The optimism was palpable during a recent tour of the expansive (and expanded) Six Flags New Orleans site. Along with bringing its respected name, national marketing strategies and menagerie of licensed Looney Tunes and DC Comics characters, Six Flags has pumped $24 million worth of improvements into the park. At Six Flags New Orleans, the word of the day is "transformed." Gushed director of marketing David Dorman, "It's a brand new park that's been transformed to the world-class Six Flags standards."

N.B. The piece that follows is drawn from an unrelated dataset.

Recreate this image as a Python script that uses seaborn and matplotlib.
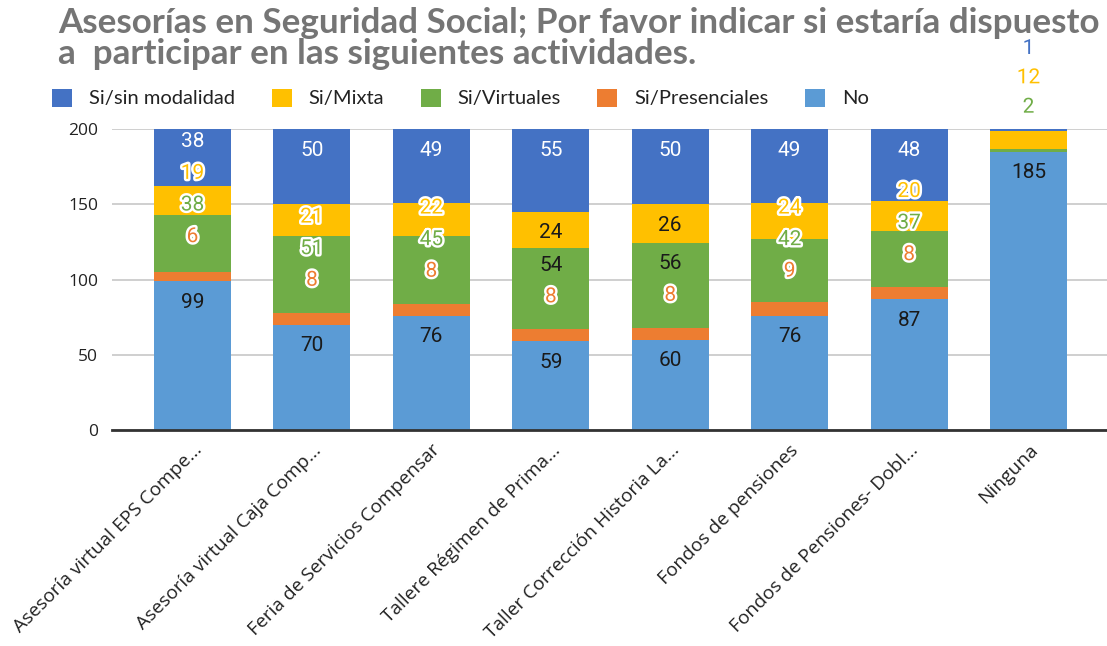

Evidence abounds to back up Dorman's claims. No longer will some rides be concrete boats moving through concrete canals; Six Flags is busy "theming" the place, slathering character-driven charm like icing on a cake. More importantly, Six Flags heard the howls of protest about the unrelenting summer heat at Jazzland. The park now boasts increased air-conditioning and bigger misty cool-off stations, and canopies shade 70 percent of the walkway -- along with 50 transplanted magnolias and oaks.

Tim Ryan, dean of the UNO school of business, is optimistic about the new park's chances and believes Six Flags' presence bodes well for the region. "There's a saying in the hotel/restaurant industry that it's always the third owner that makes money," he says. "I think they have every opportunity to be successful."

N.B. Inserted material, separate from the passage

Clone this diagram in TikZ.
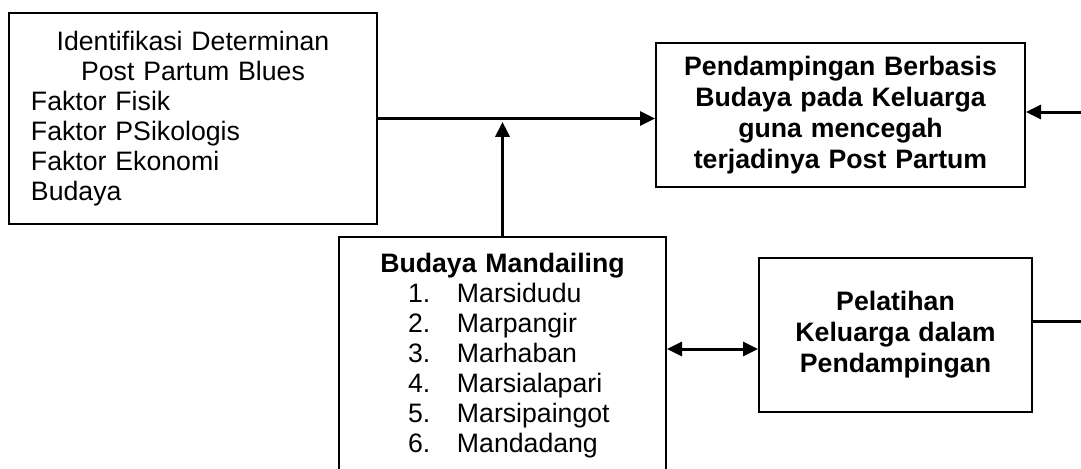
\documentclass[tikz,border=0pt]{standalone}
\usepackage{fontspec}
\setmainfont{Liberation Sans}
\usetikzlibrary{arrows.meta}
\begin{document}
\begin{tikzpicture}[x=0.75pt,y=-0.75pt,
  box/.style={draw, line width=1.5pt, rectangle, inner sep=0pt,
    font=\fontsize{20}{22.5}\selectfont},
  boldbox/.style={box, font=\fontsize{20}{23.25}\selectfont\bfseries, align=center},
  conn/.style={line width=2.25pt},
  link/.style={conn, -{Triangle[length=11.25pt,width=10.5pt]}},
  dlink/.style={conn, {Triangle[length=11.25pt,width=10.5pt]}-{Triangle[length=11.25pt,width=10.5pt]}}]
\clip (0,0) rectangle (1081,468);
\fill[white] (0,0) rectangle (1081,468);

% determinants of post partum blues
\node[box, minimum width=276pt, minimum height=158.25pt, text width=243pt, align=left]
  (A) at (193,118.5)
  {{\centering Identifikasi Determinan\\Post Partum Blues\par}%
   Faktor Fisik\\Faktor PSikologis\\Faktor Ekonomi\\Budaya};

% culture-based family assistance
\node[boldbox, minimum width=276.75pt, minimum height=108pt, text width=265pt]
  (B) at (840.5,115)
  {Pendampingan Berbasis\\Budaya pada Keluarga\\guna mencegah\\terjadinya Post Partum};

% Mandailing customs
\node[box, minimum width=245.25pt, minimum height=178.5pt, text width=230.25pt, align=left]
  (C) at (502.5,356)
  {{\centering\bfseries Budaya Mandailing\par}%
   \hspace*{44.25pt}\makebox[36.75pt][l]{1.}Marsidudu\\
   \hspace*{44.25pt}\makebox[36.75pt][l]{2.}Marpangir\\
   \hspace*{44.25pt}\makebox[36.75pt][l]{3.}Marhaban\\
   \hspace*{44.25pt}\makebox[36.75pt][l]{4.}Marsialapari\\
   \hspace*{44.25pt}\makebox[36.75pt][l]{5.}Marsipaingot\\
   \hspace*{44.25pt}\makebox[36.75pt][l]{6.}Mandadang};

% family training
\node[boldbox, minimum width=204.75pt, minimum height=115.5pt, text width=195pt]
  (D) at (895.5,335)
  {Pelatihan\\Keluarga dalam\\Pendampingan};

% connectors
\draw[link] (A.east) -- (A.east -| B.west);
\draw[link, shorten >=2.5pt] (C.north) -- (C.north |- A.east);
\draw[dlink] ([yshift=-10.5pt]D.west) -- ([yshift=-10.5pt]D.west -| C.east);
\coordinate (outD) at (1090,321);
\draw[conn] (outD -| D.east) -- (outD);
\coordinate (inB) at (1090,112);
\draw[link] (inB) -- (inB -| B.east);
\end{tikzpicture}
\end{document}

Even after the city's financial "hit" from the Jazzland bankruptcy, Ryan believes Six Flags could prove to be a boon -- especially for eastern New Orleans. "At the very least, it can be seen as a 'loss leader,' which could bring in business from around the region and from Jefferson, St. Tammany and St. Bernard parishes," Ryan predicts. Indeed, Six Flags New Orleans joins other recent harbingers of growth in "The East," including the New Orleans Hornets' practice facility, Crescent Crown Distributing's development of the old MacFrugal site, and the opening of The Grand Theatre. Six Flags New Orleans also brings 50 full-time jobs and as many as 1,000 seasonal jobs to the area.

Some credit for this week's opening goes to Mayor Ray Nagin. Six Flags owns and operates 31 parks in North America, and it originally hadn't planned to brand the New Orleans site as a Six Flags property for another year. "Normally they phase in their involvement," says Nagin aide Chris Bonura. "[Nagin] just told them that he'd make the investment up front, and once people get a look at what's going on there, they'll see business increase."

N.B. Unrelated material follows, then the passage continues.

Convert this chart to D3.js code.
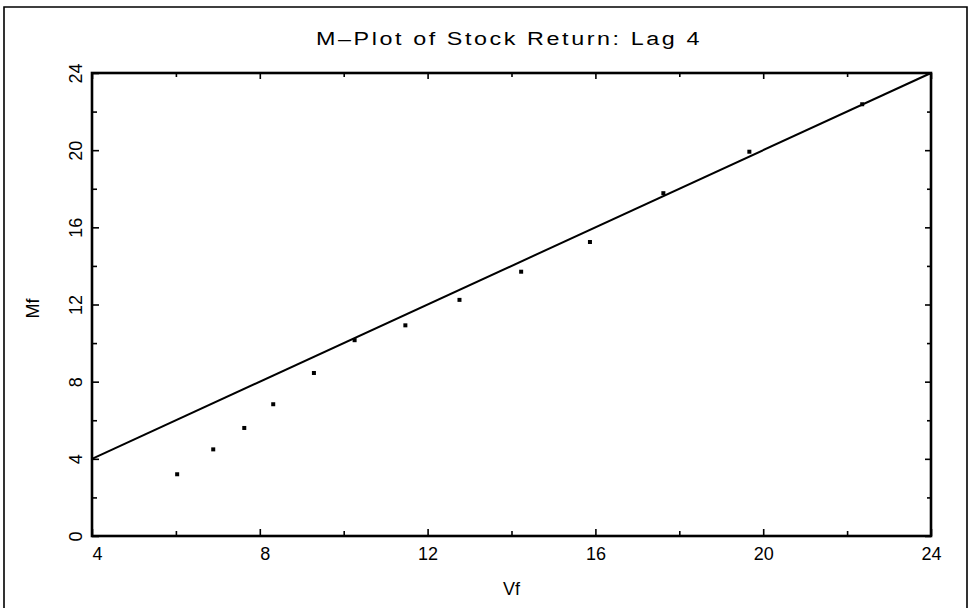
<!DOCTYPE html>
<html>
<head>
<meta charset="utf-8">
<script src="https://cdn.jsdelivr.net/npm/d3@7"></script>
<style>
  html, body { margin: 0; padding: 0; background: #fff; }
  svg { display: block; font-family: "Liberation Sans", Arial, Helvetica, sans-serif; }
</style>
</head>
<body>
<svg id="chart" width="970" height="608"></svg>
<script>
// M-plot data: sample quantiles (Vf) against model quantiles (Mf)
const vf = [6.03, 6.89, 7.63, 8.32, 9.29, 10.26, 11.47, 12.76, 14.23, 15.87, 17.62, 19.67, 22.36];
const mf = [3.20, 4.49, 5.60, 6.83, 8.45, 10.15, 10.92, 12.24, 13.70, 15.24, 17.77, 19.92, 22.38];

// 45-degree reference line
const refLine = [[4, 4], [24, 24]];

const xTicks = [4, 8, 12, 16, 20, 24];
const yTicks = [0, 4, 8, 12, 16, 20, 24];
const xMinor = d3.range(4, 25, 2);
const yMinor = d3.range(0, 25, 2);

const title = "M\u2013Plot of Stock Return: Lag 4";
const xLabel = "Vf";
const yLabel = "Mf";

const svg = d3.select("#chart");
const W = 970, H = 608;
const m = { left: 92, right: W - 931, top: 73, bottom: H - 536 };

const x = d3.scaleLinear().domain([4, 24]).range([m.left, W - m.right]);
const y = d3.scaleLinear().domain([0, 24]).range([H - m.bottom, m.top]);

// page frame
svg.append("path")
  .attr("d", `M4,${H} V7 H967 V${H}`)
  .attr("fill", "none").attr("stroke", "#000").attr("stroke-width", 1.6);

// title, widened to the plotter's spaced lettering
svg.append("text")
  .attr("x", 509).attr("y", 45)
  .attr("text-anchor", "middle")
  .attr("font-size", 18)
  .attr("letter-spacing", 2)
  .attr("textLength", 386)
  .attr("lengthAdjust", "spacingAndGlyphs")
  .text(title);

const tickLen = v => (v % 4 === 0 ? 7 : 5);

// bottom axis: labels, inward ticks
const pad2 = d3.format("2d");
const xAxis = d3.axisBottom(x).tickValues(xMinor).tickSize(0).tickPadding(0)
  .tickFormat(d => xTicks.includes(d) ? pad2(d).replace(/ /g, "\u2007") : "");
const gx = svg.append("g").attr("transform", `translate(0,${H - m.bottom})`).call(xAxis);
gx.select(".domain").remove();
gx.selectAll("text").attr("font-size", 18).attr("fill", "#000").attr("dy", null).attr("y", 24);
gx.selectAll(".tick").append("line")
  .attr("y1", 0).attr("y2", d => -tickLen(d))
  .attr("stroke", "#000").attr("stroke-width", 1.6);

// top axis ticks
const gxt = svg.append("g").attr("transform", `translate(0,${m.top})`)
  .call(d3.axisTop(x).tickValues(xMinor).tickSize(0).tickFormat(""));
gxt.select(".domain").remove();
gxt.selectAll(".tick").append("line")
  .attr("y1", 0).attr("y2", d => tickLen(d) - 1)
  .attr("stroke", "#000").attr("stroke-width", 1.6);

// left axis: rotated labels, inward ticks
const yAxis = d3.axisLeft(y).tickValues(yMinor).tickSize(0).tickPadding(0)
  .tickFormat(d => yTicks.includes(d) ? String(d) : "");
const gy = svg.append("g").attr("transform", `translate(${m.left},0)`).call(yAxis);
gy.select(".domain").remove();
gy.selectAll("text")
  .attr("font-size", 18).attr("fill", "#000")
  .attr("x", null).attr("dy", null)
  .attr("text-anchor", "middle")
  .attr("transform", "translate(-10,0) rotate(-90)");
gy.selectAll(".tick").append("line")
  .attr("x1", 0).attr("x2", d => tickLen(d))
  .attr("stroke", "#000").attr("stroke-width", 1.6);

// right axis ticks
const gyr = svg.append("g").attr("transform", `translate(${W - m.right},0)`)
  .call(d3.axisRight(y).tickValues(yMinor).tickSize(0).tickFormat(""));
gyr.select(".domain").remove();
gyr.selectAll(".tick").append("line")
  .attr("x1", 0).attr("x2", d => -(tickLen(d) - 1))
  .attr("stroke", "#000").attr("stroke-width", 1.6);

// plot box
svg.append("rect")
  .attr("x", x(4)).attr("y", y(24))
  .attr("width", x(24) - x(4)).attr("height", y(0) - y(24))
  .attr("fill", "none").attr("stroke", "#000").attr("stroke-width", 2.6);

// axis titles
svg.append("text")
  .attr("x", (x(4) + x(24)) / 2).attr("y", 595)
  .attr("text-anchor", "middle").attr("font-size", 18)
  .text(xLabel);
svg.append("text")
  .attr("transform", `translate(39,${(y(0) + y(24)) / 2 + 4}) rotate(-90)`)
  .attr("text-anchor", "middle").attr("font-size", 18)
  .text(yLabel);

// reference line
svg.append("path")
  .datum(refLine)
  .attr("d", d3.line().x(d => x(d[0])).y(d => y(d[1])))
  .attr("fill", "none").attr("stroke", "#000").attr("stroke-width", 2);

// points
svg.append("g").selectAll("rect")
  .data(d3.zip(vf, mf))
  .join("rect")
  .attr("x", d => x(d[0]) - 2).attr("y", d => y(d[1]) - 2)
  .attr("width", 4).attr("height", 4)
  .attr("fill", "#000");
</script>
</body>
</html>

While Jazzland attempted to capitalize on local themes such as jazz and Mardi Gras, Six Flags New Orleans merges local and pop culture. The Mardi Gras section includes the steel roller coaster "the Jester." The childrens' area is now "Looney Tunes Adventures." Song-and-dance shows no longer focus exclusively on New Orleans sounds; the package includes "Batman Thrill Spectacular" and the genericized "American Pop" and "Rock this Country!" The most impressive addition to the park is "DC Comics Super Heroes Adventures," a new section featuring four rides, including "Batman: The Ride," a nationally popular roller coaster that propels riders in chairs resembling ski lifts. On, the Batman coaster scores an impressive 8 out of 10 points from riders.

There's also "Club N-0-6," a Friday night teen-oriented disco. "Six Flags is known for going after the teen and young adult market," says editor Niles. "They're less about family rides than they are about the latest thrill ride coaster. If you're a teen, this is great news."

As Six Flags establishes itself, UNO's Ryan hopes that it will move quickly to add a water park -- something he had advised Jazzland to do from the beginning. We agree, and we hope the park finds room to showcase top local musicians along with their stage shows. Above all, we wish Six Flags success. This time around, let's hope we only feel the bottom falling out when we're on a ride.